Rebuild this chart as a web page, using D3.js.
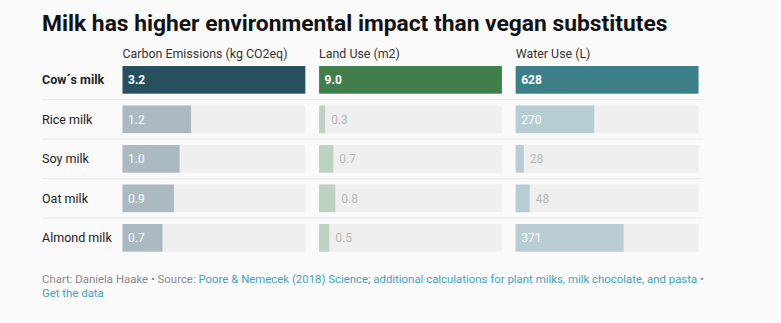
<!DOCTYPE html>
<html>
<head>
<meta charset="utf-8">
<script src="https://cdn.jsdelivr.net/npm/d3@7"></script>
<style>
  body { margin: 0; background: #fafafa; }
  svg { display: block; font-family: Roboto, "Noto Sans", sans-serif; }
</style>
</head>
<body>
<svg id="chart"></svg>
<script>
// milk types, top to bottom
var milks = ["Cow´s milk", "Rice milk", "Soy milk", "Oat milk", "Almond milk"];
var metrics = ["Carbon Emissions (kg CO2eq)", "Land Use (m2)", "Water Use (L)"];
var carbon = [3.2, 1.2, 1.0, 0.9, 0.7];
var land = [9.0, 0.3, 0.7, 0.8, 0.5];
var water = [628, 270, 28, 48, 371];
var formats = [d3.format(".1f"), d3.format(".1f"), d3.format("d")];

var width = 781, height = 323;
var strong = ["#27505e", "#427e4a", "#3d7f87"],
    light = ["#abbac1", "#bdd2c2", "#b8cdd3"];

var svg = d3.select("#chart")
    .attr("width", width)
    .attr("height", height);

svg.append("text")
    .attr("x", 42)
    .attr("y", 31)
    .style("font-size", "22.8px")
    .style("font-weight", 700)
    .attr("fill", "#111")
    .text("Milk has higher environmental impact than vegan substitutes");

var y = d3.scaleBand()
    .domain(milks)
    .range([60.1, 257.6])
    .paddingInner(0.3)
    .paddingOuter(0.15);

var col = d3.scaleBand()
    .domain(metrics)
    .range([122.5, 698.5])
    .paddingInner(0.07);

// row separators
svg.selectAll(".sep")
    .data(milks.slice(0, -1))
  .enter().append("line")
    .attr("class", "sep")
    .attr("x1", 42)
    .attr("x2", 703)
    .attr("y1", function(d) { return y(d) + y.bandwidth() + (y.step() - y.bandwidth()) / 2; })
    .attr("y2", function(d) { return y(d) + y.bandwidth() + (y.step() - y.bandwidth()) / 2; })
    .attr("stroke", "#ebebeb")
    .attr("stroke-width", 1);

// row labels
svg.selectAll(".rowlabel")
    .data(milks)
  .enter().append("text")
    .attr("class", "rowlabel")
    .attr("x", 42)
    .attr("y", function(d) { return y(d) + y.bandwidth() / 2; })
    .attr("dy", "0.35em")
    .style("font-size", "12.5px")
    .style("font-weight", function(d, i) { return i === 0 ? 700 : 400; })
    .attr("fill", "#222")
    .text(function(d) { return d; });

[carbon, land, water].forEach(function(values, m) {
  var x = d3.scaleLinear()
      .domain([0, d3.max(values)])
      .range([0, col.bandwidth()]);
  var x0 = col(metrics[m]);
  var g = svg.append("g").attr("transform", "translate(" + x0 + ",0)");

  g.append("text")
      .attr("x", 0)
      .attr("y", 58)
      .style("font-size", "12.4px")
      .attr("fill", "#333")
      .text(metrics[m]);

  // background tracks
  g.selectAll(".track")
      .data(milks)
    .enter().append("rect")
      .attr("class", "track")
      .attr("x", 0)
      .attr("y", function(d) { return y(d); })
      .attr("width", col.bandwidth())
      .attr("height", y.bandwidth())
      .attr("fill", "#efefef");

  g.selectAll(".bar")
      .data(values)
    .enter().append("rect")
      .attr("class", "bar")
      .attr("x", 0)
      .attr("y", function(d, i) { return y(milks[i]); })
      .attr("width", function(d) { return x(d); })
      .attr("height", y.bandwidth())
      .attr("fill", function(d, i) { return i === 0 ? strong[m] : light[m]; });

  g.selectAll(".val")
      .data(values)
    .enter().append("text")
      .attr("class", "val")
      .attr("x", function(d) { return x(d) > 30 ? 5.5 : x(d) + 6; })
      .attr("y", function(d, i) { return y(milks[i]) + y.bandwidth() / 2; })
      .attr("dy", "0.35em")
      .style("font-size", "12px")
      .style("font-weight", function(d, i) { return i === 0 ? 700 : 400; })
      .attr("fill", function(d) { return x(d) > 30 ? "#fff" : "#b8b8b8"; })
      .text(function(d) { return formats[m](d); });
});

// footer
var foot = svg.append("text")
    .attr("x", 42)
    .attr("y", 283)
    .style("font-size", "11.4px")
    .attr("fill", "#8a8a8a");
foot.append("tspan").text("Chart: Daniela Haake • Source: ");
foot.append("tspan").attr("fill", "#3fa3c4")
    .text("Poore & Nemecek (2018) Science; additional calculations for plant milks, milk chocolate, and pasta");
foot.append("tspan").text(" •");

svg.append("text")
    .attr("x", 42)
    .attr("y", 297)
    .style("font-size", "11.4px")
    .attr("fill", "#3fa3c4")
    .text("Get the data");
</script>
</body>
</html>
------------------------------------
Every line of text is to be repeated exactly; pictures are left out.

Rebuild this chart as a web page, using D3.js.
<!DOCTYPE html>
<html>
<head>
<meta charset="utf-8">
<script src="https://cdn.jsdelivr.net/npm/d3@7"></script>
<style>
  body { margin: 0; background: #fafafa; }
  svg { display: block; font-family: Roboto, "Noto Sans", sans-serif; }
</style>
</head>
<body>
<svg id="chart"></svg>
<script>
// milk types, top to bottom
var milks = ["Cow´s milk", "Rice milk", "Soy milk", "Oat milk", "Almond milk"];
var metrics = ["Carbon Emissions (kg CO2eq)", "Land Use (m2)", "Water Use (L)"];
var carbon = [3.2, 1.2, 1.0, 0.9, 0.7];
var land = [9.0, 0.3, 0.7, 0.8, 0.5];
var water = [628, 270, 28, 48, 371];
var formats = [d3.format(".1f"), d3.format(".1f"), d3.format("d")];

var width = 781, height = 323;
var strong = ["#27505e", "#427e4a", "#3d7f87"],
    light = ["#abbac1", "#bdd2c2", "#b8cdd3"];

var svg = d3.select("#chart")
    .attr("width", width)
    .attr("height", height);

svg.append("text")
    .attr("x", 42)
    .attr("y", 31)
    .style("font-size", "22.8px")
    .style("font-weight", 700)
    .attr("fill", "#111")
    .text("Milk has higher environmental impact than vegan substitutes");

var y = d3.scaleBand()
    .domain(milks)
    .range([60.1, 257.6])
    .paddingInner(0.3)
    .paddingOuter(0.15);

var col = d3.scaleBand()
    .domain(metrics)
    .range([122.5, 698.5])
    .paddingInner(0.07);

// row separators
svg.selectAll(".sep")
    .data(milks.slice(0, -1))
  .enter().append("line")
    .attr("class", "sep")
    .attr("x1", 42)
    .attr("x2", 703)
    .attr("y1", function(d) { return y(d) + y.bandwidth() + (y.step() - y.bandwidth()) / 2; })
    .attr("y2", function(d) { return y(d) + y.bandwidth() + (y.step() - y.bandwidth()) / 2; })
    .attr("stroke", "#ebebeb")
    .attr("stroke-width", 1);

// row labels
svg.selectAll(".rowlabel")
    .data(milks)
  .enter().append("text")
    .attr("class", "rowlabel")
    .attr("x", 42)
    .attr("y", function(d) { return y(d) + y.bandwidth() / 2; })
    .attr("dy", "0.35em")
    .style("font-size", "12.5px")
    .style("font-weight", function(d, i) { return i === 0 ? 700 : 400; })
    .attr("fill", "#222")
    .text(function(d) { return d; });

[carbon, land, water].forEach(function(values, m) {
  var x = d3.scaleLinear()
      .domain([0, d3.max(values)])
      .range([0, col.bandwidth()]);
  var x0 = col(metrics[m]);
  var g = svg.append("g").attr("transform", "translate(" + x0 + ",0)");

  g.append("text")
      .attr("x", 0)
      .attr("y", 58)
      .style("font-size", "12.4px")
      .attr("fill", "#333")
      .text(metrics[m]);

  // background tracks
  g.selectAll(".track")
      .data(milks)
    .enter().append("rect")
      .attr("class", "track")
      .attr("x", 0)
      .attr("y", function(d) { return y(d); })
      .attr("width", col.bandwidth())
      .attr("height", y.bandwidth())
      .attr("fill", "#efefef");

  g.selectAll(".bar")
      .data(values)
    .enter().append("rect")
      .attr("class", "bar")
      .attr("x", 0)
      .attr("y", function(d, i) { return y(milks[i]); })
      .attr("width", function(d) { return x(d); })
      .attr("height", y.bandwidth())
      .attr("fill", function(d, i) { return i === 0 ? strong[m] : light[m]; });

  g.selectAll(".val")
      .data(values)
    .enter().append("text")
      .attr("class", "val")
      .attr("x", function(d) { return x(d) > 30 ? 5.5 : x(d) + 6; })
      .attr("y", function(d, i) { return y(milks[i]) + y.bandwidth() / 2; })
      .attr("dy", "0.35em")
      .style("font-size", "12px")
      .style("font-weight", function(d, i) { return i === 0 ? 700 : 400; })
      .attr("fill", function(d) { return x(d) > 30 ? "#fff" : "#b8b8b8"; })
      .text(function(d) { return formats[m](d); });
});

// footer
var foot = svg.append("text")
    .attr("x", 42)
    .attr("y", 283)
    .style("font-size", "11.4px")
    .attr("fill", "#8a8a8a");
foot.append("tspan").text("Chart: Daniela Haake • Source: ");
foot.append("tspan").attr("fill", "#3fa3c4")
    .text("Poore & Nemecek (2018) Science; additional calculations for plant milks, milk chocolate, and pasta");
foot.append("tspan").text(" •");

svg.append("text")
    .attr("x", 42)
    .attr("y", 297)
    .style("font-size", "11.4px")
    .attr("fill", "#3fa3c4")
    .text("Get the data");
</script>
</body>
</html>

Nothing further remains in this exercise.